» **Dataset extract**:
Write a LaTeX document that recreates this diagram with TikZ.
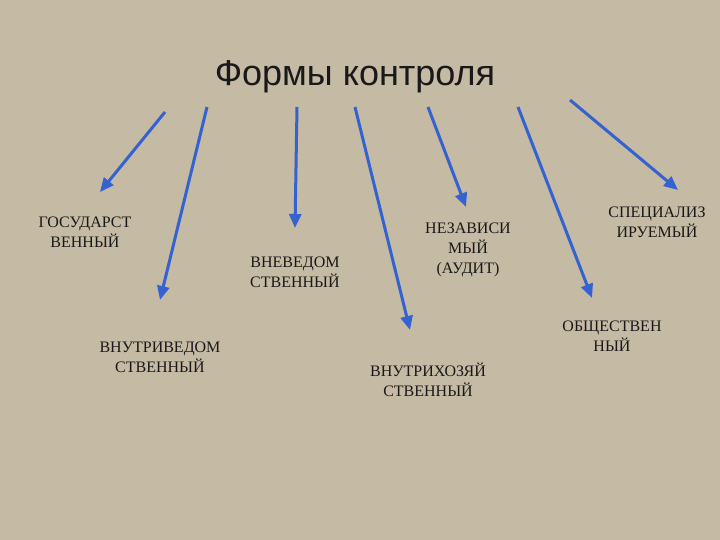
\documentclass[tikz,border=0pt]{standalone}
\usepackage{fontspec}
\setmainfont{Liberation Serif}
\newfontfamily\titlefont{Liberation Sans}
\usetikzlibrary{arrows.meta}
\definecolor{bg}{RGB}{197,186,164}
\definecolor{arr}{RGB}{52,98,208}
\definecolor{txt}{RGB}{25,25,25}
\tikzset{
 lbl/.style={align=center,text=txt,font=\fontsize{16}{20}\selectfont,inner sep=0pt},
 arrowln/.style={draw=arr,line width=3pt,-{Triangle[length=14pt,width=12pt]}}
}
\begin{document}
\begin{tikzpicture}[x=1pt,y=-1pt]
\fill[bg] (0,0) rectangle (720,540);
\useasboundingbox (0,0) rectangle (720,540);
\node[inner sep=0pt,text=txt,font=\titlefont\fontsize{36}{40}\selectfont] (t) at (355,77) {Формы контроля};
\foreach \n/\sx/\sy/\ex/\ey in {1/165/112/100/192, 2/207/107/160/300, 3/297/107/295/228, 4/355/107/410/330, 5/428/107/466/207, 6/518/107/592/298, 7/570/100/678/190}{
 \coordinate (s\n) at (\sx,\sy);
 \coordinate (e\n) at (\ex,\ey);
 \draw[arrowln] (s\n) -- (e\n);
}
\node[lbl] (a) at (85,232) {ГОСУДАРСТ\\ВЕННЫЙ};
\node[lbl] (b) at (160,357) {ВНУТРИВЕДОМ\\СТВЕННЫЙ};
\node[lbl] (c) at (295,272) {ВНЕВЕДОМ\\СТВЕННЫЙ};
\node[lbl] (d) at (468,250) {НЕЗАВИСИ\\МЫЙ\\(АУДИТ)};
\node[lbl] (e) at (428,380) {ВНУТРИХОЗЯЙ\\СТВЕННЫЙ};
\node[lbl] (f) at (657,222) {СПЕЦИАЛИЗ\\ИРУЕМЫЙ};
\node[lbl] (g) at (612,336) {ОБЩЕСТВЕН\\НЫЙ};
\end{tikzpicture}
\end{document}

» **Challenge**:
The material above holds pictures; copy everything else in it exactly.

» **Answer to this task**:
Write a LaTeX document that recreates this diagram with TikZ.
\documentclass[tikz,border=0pt]{standalone}
\usepackage{fontspec}
\setmainfont{Liberation Serif}
\newfontfamily\titlefont{Liberation Sans}
\usetikzlibrary{arrows.meta}
\definecolor{bg}{RGB}{197,186,164}
\definecolor{arr}{RGB}{52,98,208}
\definecolor{txt}{RGB}{25,25,25}
\tikzset{
 lbl/.style={align=center,text=txt,font=\fontsize{16}{20}\selectfont,inner sep=0pt},
 arrowln/.style={draw=arr,line width=3pt,-{Triangle[length=14pt,width=12pt]}}
}
\begin{document}
\begin{tikzpicture}[x=1pt,y=-1pt]
\fill[bg] (0,0) rectangle (720,540);
\useasboundingbox (0,0) rectangle (720,540);
\node[inner sep=0pt,text=txt,font=\titlefont\fontsize{36}{40}\selectfont] (t) at (355,77) {Формы контроля};
\foreach \n/\sx/\sy/\ex/\ey in {1/165/112/100/192, 2/207/107/160/300, 3/297/107/295/228, 4/355/107/410/330, 5/428/107/466/207, 6/518/107/592/298, 7/570/100/678/190}{
 \coordinate (s\n) at (\sx,\sy);
 \coordinate (e\n) at (\ex,\ey);
 \draw[arrowln] (s\n) -- (e\n);
}
\node[lbl] (a) at (85,232) {ГОСУДАРСТ\\ВЕННЫЙ};
\node[lbl] (b) at (160,357) {ВНУТРИВЕДОМ\\СТВЕННЫЙ};
\node[lbl] (c) at (295,272) {ВНЕВЕДОМ\\СТВЕННЫЙ};
\node[lbl] (d) at (468,250) {НЕЗАВИСИ\\МЫЙ\\(АУДИТ)};
\node[lbl] (e) at (428,380) {ВНУТРИХОЗЯЙ\\СТВЕННЫЙ};
\node[lbl] (f) at (657,222) {СПЕЦИАЛИЗ\\ИРУЕМЫЙ};
\node[lbl] (g) at (612,336) {ОБЩЕСТВЕН\\НЫЙ};
\end{tikzpicture}
\end{document}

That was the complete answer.